Assim, é neste terceiro ponto que podemos falar de coligações: definido o que fazer (prioridade de problemas) e em que sedes fazê-lo (nacional e europeia), quem são os interlocutores possíveis? Quem respeite o Estado de Direito, quem veja na integração europeia como veículo principal para a modernização social (não apenas económica) portuguesa, quem não adopte uma politica conservadora por convicção ou tacticismo sistemático (pois se falamos de políticas de Esquerda…). No caso português isto limitaria o apoio às políticas actuais ao PSD, e mesmo assim só no caso de este recuperar alguma estabilidade, o que não está minimamente garantido. Assim, o Hugo Mendes (em diálogo comigo, na caixa de comentários de um dos seus posts) fala em possíveis aliados nos parceiros sociais e na elite económica. Ou seja: em trabalhadores e patrões. Sucede que os sindicatos são cada vez menos representativos das profissões futuras e inovadoras, além de a maior força, a CGTP, estar às ordens do PCP; e, do oturo lado, as «elites económicas» são por norma muito mais «elites» do que económicas, pensam muito mais em termos de (distinção de) classe do que em função de racionalidade económica a prazo, indiferentes aos óptimos argumentos e explicações que o Hugo Mendes oferece. Mais surdos, só os «radicais» de extrema-esquerda com que o Hugo se mortifica a explicar o que diz, como se a dificuldade deles fosse cognitiva…

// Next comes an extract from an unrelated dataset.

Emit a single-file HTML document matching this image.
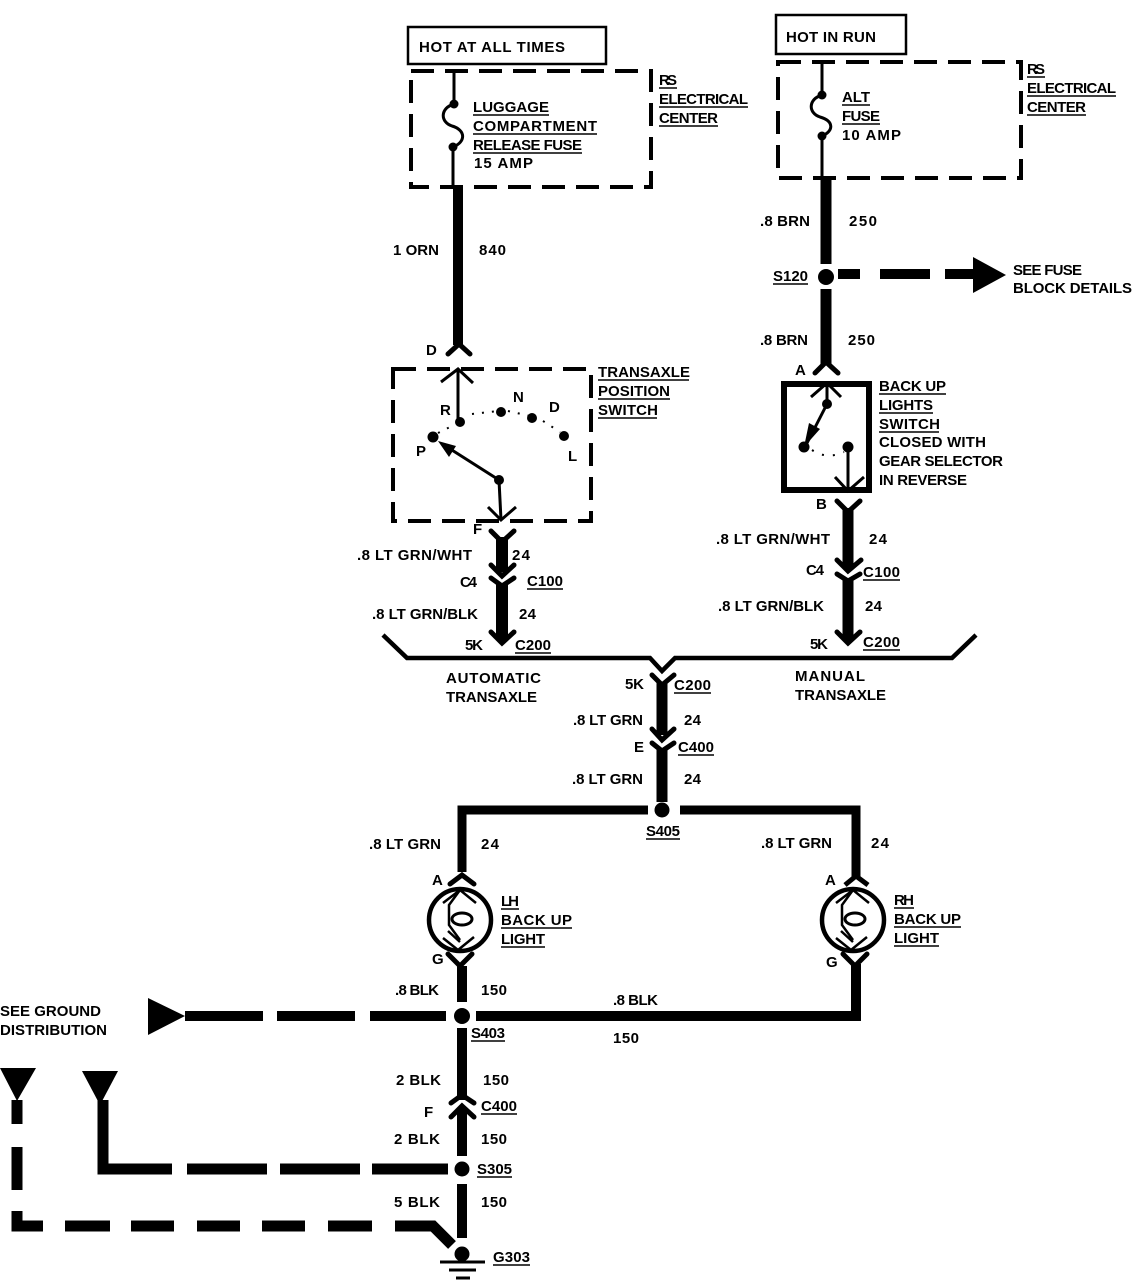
<!DOCTYPE html>
<html><head><meta charset="utf-8"><style>
html,body{margin:0;padding:0;background:#fff}
svg{display:block}
text{font-family:"Liberation Sans",sans-serif;font-weight:bold;font-size:15px;fill:#000;lengthAdjust:spacingAndGlyphs}
.u{stroke:#000;stroke-width:1.6;fill:none}
.c{stroke:#000;stroke-width:5;fill:none;stroke-linecap:round;stroke-linejoin:miter}
.w{stroke:#000;fill:none}
.d{stroke:#000;stroke-width:4;fill:none;stroke-dasharray:23 11}
</style></head><body>
<svg width="1132" height="1280" viewBox="0 0 1132 1280" xmlns="http://www.w3.org/2000/svg">
<rect width="1132" height="1280" fill="#fff"/>

<!-- top boxes -->
<rect x="408" y="27" width="198" height="37" fill="none" stroke="#000" stroke-width="2.5"/>
<rect x="776" y="15" width="130" height="39" fill="none" stroke="#000" stroke-width="2.5"/>
<rect x="411" y="71" width="240" height="116" class="d"/>
<rect x="778" y="62" width="243" height="116" class="d"/>

<!-- left fuse -->
<path class="w" stroke-width="3" d="M454 71V104C440 108 440 122 452 126C466 130 466 142 453 147V187"/>
<circle cx="454" cy="104" r="4.5"/><circle cx="453" cy="147" r="4.5"/>
<path class="w" stroke-width="10" d="M458 186V345"/>
<path class="c" d="M448 354L459 344L470 354"/>

<!-- right fuse -->
<path class="w" stroke-width="3" d="M822 62V95C808 99 808 113 820 117C834 121 834 131 822 136V178"/>
<circle cx="822" cy="95" r="4.5"/><circle cx="822" cy="136" r="4.5"/>
<path class="w" stroke-width="11" d="M826 178V264"/>
<circle cx="826" cy="277" r="8"/>
<path class="w" stroke-width="10" d="M838 274H860M880 274H930M945 274H975"/>
<polygon points="973,257 1006,275 973,293"/>
<path class="w" stroke-width="11" d="M826 289V364"/>
<path class="c" d="M815 373L826 362L838 373"/>

<!-- transaxle switch -->
<rect x="393" y="369" width="198" height="152" class="d"/>
<path class="w" stroke-width="3" d="M458 369V422"/>
<path class="w" stroke-width="3" d="M441 382L458 369L473 383"/>
<circle cx="460" cy="422" r="5"/><circle cx="501" cy="412" r="5"/><circle cx="532" cy="418" r="5"/><circle cx="564" cy="436" r="5"/><circle cx="433" cy="437" r="5.5"/>
<path class="w" stroke-width="2" stroke-dasharray="2 8" d="M438 433L456 424M472 414L498 411M508 411L530 416M543 421L560 432"/>
<circle cx="499" cy="480" r="5"/>
<path class="w" stroke-width="3" d="M499 480L444 445M499 480L501 520"/>
<polygon points="438,441 456,446 449,457"/>
<path class="w" stroke-width="3" d="M488 507L501 520L516 507"/>
<path class="c" d="M491 531L502 542L514 531"/>
<path class="w" stroke-width="12" d="M502 537V572"/>
<path class="c" d="M491 565L502 576L514 565"/>
<path class="c" d="M491 578L502 586L514 578"/>
<path class="w" stroke-width="12" d="M502 584V640"/>
<path class="c" d="M491 632L502 643L514 632"/>

<!-- back up lights switch -->
<rect x="784" y="384" width="85" height="106" fill="none" stroke="#000" stroke-width="6"/>
<path class="w" stroke-width="3" d="M827 383V405M811 397L827 383L841 397"/>
<circle cx="827" cy="404" r="5"/>
<path class="w" stroke-width="3" d="M827 404L805 447"/>
<polygon points="804,447 809,423 820,429"/>
<circle cx="804" cy="447" r="5.5"/><circle cx="848" cy="447" r="5.5"/>
<path class="w" stroke-width="2" stroke-dasharray="2 9" d="M812 450Q827 460 844 452"/>
<path class="w" stroke-width="3" d="M848 447V491M835 477L848 491L864 477"/>
<path class="c" d="M837 501L848 512L860 501"/>
<path class="w" stroke-width="11" d="M848 508V568"/>
<path class="c" d="M837 560L848 571L861 560"/>
<path class="c" d="M837 574L848 581L860 574"/>
<path class="w" stroke-width="11" d="M848 580V640"/>
<path class="c" d="M837 632L848 643L860 632"/>

<!-- bus -->
<path class="w" stroke-width="4.5" d="M383 635L407 658H650L662 671L675 658H952L976 635"/>
<path class="c" d="M652 675L662 685L674 675"/>
<path class="w" stroke-width="11" d="M662 682V735"/>
<path class="c" d="M652 729L662 740L674 729"/>
<path class="c" d="M652 743L662 751L674 743"/>
<path class="w" stroke-width="11" d="M662 750V802"/>
<circle cx="662" cy="810" r="7.5"/>
<path class="w" stroke-width="9" d="M462 872V810H648M680 810H856V878"/>
<path class="w" stroke-width="9" d="M462 806V872"/>

<!-- LH bulb -->
<path class="c" d="M450 884L462 875L474 884"/>
<circle cx="460" cy="920" r="31" fill="none" stroke="#000" stroke-width="4.5"/>
<path class="w" stroke-width="2.5" d="M443 903L460 890L476 903M460 890L449 905V925L460 940M443 938L458 950L474 937M448 931L460 942"/>
<ellipse cx="462" cy="919" rx="10" ry="6" fill="none" stroke="#000" stroke-width="3"/>
<path class="c" d="M448 954L460 966L472 954"/>
<path class="w" stroke-width="10" d="M462 966V1002"/>
<circle cx="462" cy="1016" r="8"/>

<!-- RH bulb -->
<path class="w" stroke-width="5" d="M845 885L856 876L868 885"/>
<circle cx="853" cy="920" r="31" fill="none" stroke="#000" stroke-width="4.5"/>
<path class="w" stroke-width="2.5" d="M836 903L853 890L869 903M853 890L842 905V925L853 940M836 938L851 950L867 937M841 931L853 942"/>
<ellipse cx="855" cy="919" rx="10" ry="6" fill="none" stroke="#000" stroke-width="3"/>
<path class="c" d="M843 954L855 966L867 954"/>
<path class="w" stroke-width="10" d="M856 964V1021"/>

<!-- ground distribution -->
<path class="w" stroke-width="10" d="M476 1016H861"/>
<path class="w" stroke-width="10" d="M185 1016H263M277 1016H355M370 1016H446"/>
<polygon points="148,998 185,1016 148,1035"/>
<path class="w" stroke-width="10" d="M462 1028V1100"/>
<path class="c" d="M451 1103L462 1095L474 1103"/>
<path class="c" d="M451 1117L462 1106L474 1117"/>
<path class="w" stroke-width="10" d="M462 1108V1156"/>
<circle cx="462" cy="1169" r="7.5"/>
<path class="w" stroke-width="10" d="M462 1184V1238"/>
<circle cx="462" cy="1254" r="7.5"/>
<path class="w" stroke-width="3" d="M440 1262H485"/>
<path class="w" stroke-width="3" d="M449 1270H476"/>
<path class="w" stroke-width="3" d="M456 1278H470"/>

<polygon points="82,1071 118,1071 100,1105"/>
<path class="w" stroke-width="11" d="M103 1100V1169H172M187 1169H267M280 1169H360M372 1169H448"/>
<polygon points="0,1068 36,1068 17,1101"/>
<path class="w" stroke-width="11" d="M17 1100V1124M17 1147V1190M17 1211V1226H43M65 1226H110M131 1226H174M197 1226H240M262 1226H305M328 1226H372M395 1226H433L452 1245"/>

<!-- text -->
<text x="419" y="52" textLength="146">HOT  AT ALL TIMES</text>
<text x="659" y="85" textLength="18">RS</text><path class="u" d="M659 88H677"/>
<text x="659" y="104" textLength="89">ELECTRICAL</text><path class="u" d="M659 107H748"/>
<text x="659" y="123" textLength="59">CENTER</text><path class="u" d="M659 126H718"/>
<text x="473" y="112" textLength="76">LUGGAGE</text><path class="u" d="M473 115H549"/>
<text x="473" y="131" textLength="124">COMPARTMENT</text><path class="u" d="M473 134H597"/>
<text x="473" y="150" textLength="109">RELEASE FUSE</text><path class="u" d="M473 153H582"/>
<text x="474" y="168" textLength="59">15 AMP</text>

<text x="786" y="42" textLength="90">HOT IN RUN</text>
<text x="842" y="102" textLength="28">ALT</text><path class="u" d="M842 105H870"/>
<text x="842" y="121" textLength="38">FUSE</text><path class="u" d="M842 124H880"/>
<text x="842" y="140" textLength="59">10 AMP</text>
<text x="1027" y="74" textLength="18">RS</text><path class="u" d="M1027 77H1045"/>
<text x="1027" y="93" textLength="89">ELECTRICAL</text><path class="u" d="M1027 96H1116"/>
<text x="1027" y="112" textLength="59">CENTER</text><path class="u" d="M1027 115H1086"/>

<text x="760" y="226" textLength="50">.8 BRN</text><text x="849" y="226" textLength="28">250</text>
<text x="393" y="255" textLength="46">1 ORN</text><text x="479" y="255" textLength="27">840</text>
<text x="773" y="281" textLength="35">S120</text><path class="u" d="M773 284H808"/>
<text x="1013" y="275" textLength="69">SEE FUSE</text>
<text x="1013" y="293" textLength="119">BLOCK DETAILS</text>
<text x="760" y="345" textLength="48">.8 BRN</text><text x="848" y="345" textLength="27">250</text>

<text x="426" y="355" textLength="12">D</text>
<text x="795" y="375" textLength="11">A</text>
<text x="598" y="377" textLength="92">TRANSAXLE</text><path class="u" d="M598 380H689"/>
<text x="598" y="396" textLength="72">POSITION</text><path class="u" d="M598 399H670"/>
<text x="598" y="415" textLength="60">SWITCH</text><path class="u" d="M598 418H657"/>
<text x="879" y="391" textLength="67">BACK UP</text><path class="u" d="M879 394H946"/>
<text x="879" y="410" textLength="54">LIGHTS</text><path class="u" d="M879 413H933"/>
<text x="879" y="429" textLength="61">SWITCH</text><path class="u" d="M879 432H939"/>
<text x="879" y="447" textLength="107">CLOSED WITH</text>
<text x="879" y="466" textLength="124">GEAR SELECTOR</text>
<text x="879" y="485" textLength="88">IN REVERSE</text>

<text x="440" y="415" textLength="9">R</text>
<text x="513" y="402" textLength="12">N</text>
<text x="549" y="412" textLength="12">D</text>
<text x="416" y="456" textLength="9">P</text>
<text x="568" y="461" textLength="8">L</text>
<text x="473" y="534" textLength="8">F</text>
<text x="816" y="509" textLength="10">B</text>

<text x="357" y="560" textLength="115">.8 LT GRN/WHT</text><text x="512" y="560" textLength="18">24</text>
<text x="460" y="587" textLength="17">C4</text>
<text x="527" y="586" textLength="36">C100</text><path class="u" d="M527 589H563"/>
<text x="372" y="619" textLength="106">.8 LT GRN/BLK</text><text x="519" y="619" textLength="17">24</text>
<text x="465" y="650" textLength="18">5K</text>
<text x="515" y="650" textLength="36">C200</text><path class="u" d="M515 653H551"/>

<text x="716" y="544" textLength="114">.8 LT GRN/WHT</text><text x="869" y="544" textLength="18">24</text>
<text x="806" y="575" textLength="18">C4</text>
<text x="863" y="577" textLength="37">C100</text><path class="u" d="M863 580H900"/>
<text x="718" y="611" textLength="106">.8 LT GRN/BLK</text><text x="865" y="611" textLength="17">24</text>
<text x="810" y="649" textLength="18">5K</text>
<text x="863" y="647" textLength="37">C200</text><path class="u" d="M863 650H900"/>

<text x="446" y="683" textLength="95">AUTOMATIC</text>
<text x="446" y="702" textLength="91">TRANSAXLE</text>
<text x="795" y="681" textLength="70">MANUAL</text>
<text x="795" y="700" textLength="91">TRANSAXLE</text>
<text x="625" y="689" textLength="19">5K</text>
<text x="674" y="690" textLength="37">C200</text><path class="u" d="M674 693H711"/>
<text x="573" y="725" textLength="70">.8 LT GRN</text><text x="684" y="725" textLength="17">24</text>
<text x="634" y="752" textLength="7">E</text>
<text x="678" y="752" textLength="36">C400</text><path class="u" d="M678 755H714"/>
<text x="572" y="784" textLength="71">.8 LT GRN</text><text x="684" y="784" textLength="17">24</text>
<text x="646" y="836" textLength="34">S405</text><path class="u" d="M646 839H680"/>
<text x="369" y="849" textLength="72">.8 LT GRN</text><text x="481" y="849" textLength="18">24</text>
<text x="761" y="848" textLength="71">.8 LT GRN</text><text x="871" y="848" textLength="18">24</text>

<text x="432" y="885" textLength="10">A</text>
<text x="825" y="885" textLength="10">A</text>
<text x="501" y="906" textLength="18">LH</text><path class="u" d="M501 909H519"/>
<text x="501" y="925" textLength="71">BACK  UP</text><path class="u" d="M501 928H572"/>
<text x="501" y="944" textLength="44">LIGHT</text><path class="u" d="M501 947H545"/>
<text x="894" y="905" textLength="20">RH</text><path class="u" d="M894 908H914"/>
<text x="894" y="924" textLength="67">BACK UP</text><path class="u" d="M894 927H961"/>
<text x="894" y="943" textLength="45">LIGHT</text><path class="u" d="M894 946H939"/>
<text x="432" y="964" textLength="10">G</text>
<text x="826" y="967" textLength="10">G</text>

<text x="395" y="995" textLength="44">.8 BLK</text><text x="481" y="995" textLength="26">150</text>
<text x="613" y="1005" textLength="45">.8 BLK</text>
<text x="613" y="1043" textLength="26">150</text>
<text x="0" y="1016" textLength="101">SEE GROUND</text>
<text x="0" y="1035" textLength="107">DISTRIBUTION</text>
<text x="471" y="1038" textLength="34">S403</text><path class="u" d="M471 1041H505"/>
<text x="396" y="1085" textLength="45">2  BLK</text><text x="483" y="1085" textLength="26">150</text>
<text x="424" y="1117" textLength="7">F</text>
<text x="481" y="1111" textLength="36">C400</text><path class="u" d="M481 1114H517"/>
<text x="394" y="1144" textLength="46">2  BLK</text><text x="481" y="1144" textLength="26">150</text>
<text x="477" y="1174" textLength="35">S305</text><path class="u" d="M477 1177H512"/>
<text x="394" y="1207" textLength="46">5  BLK</text><text x="481" y="1207" textLength="26">150</text>
<text x="493" y="1262" textLength="37">G303</text><path class="u" d="M493 1265H530"/>
</svg>
</body></html>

Permito-me uma sugestão construtiva, talvez utópica, mas testável: o aliado natural para essa política tem de ser a imensa minoria que se abstém. Se nas próximas eleições as actuais políticas saírem vencedoras de novo, mas sem a maioria absoluta que agora as sustenta, isso será, todos dizem, o fim anunciado destas reformas. Deixo de parte o profetismo, que nem pensa nas possibilidades que a evolução (ainda no início) no PSD forçosamente trará à Direita e, por arrasto, à Esquerda. O que me interessa é notar que a maior legitimação que esta modernização pode ter reside na sua recondução com diminuição da abstenção, trazendo para a política, para a vida pública, aqueles que anteriormente se abstinham. Há aliados fora das «caixas» já feitas, é a esses que se deve persuadir a caminhar para a Esquerda.
Etiquetas: Hugo Mendes; Esquerda; UE; abstenção
2 Comments:
Devia actualizar as suas informações. Ao que se diz quem deu a cara pelos camionistas foi um conhecido quadro do PSD.
Diz: "o aliado natural para essa política tem de ser a imensa minoria que se abstém" e "O que me interessa é notar que a maior legitimação que esta modernização pode ter reside na sua recondução com diminuição da abstenção, trazendo para a política, para a vida pública, aqueles que anteriormente se abstinham. Há aliados fora das «caixas» já feitas, é a esses que se deve persuadir a caminhar para a Esquerda"; mas como consegui-lo? Como trazer para a politica aqueles que anteriormente se abstinham?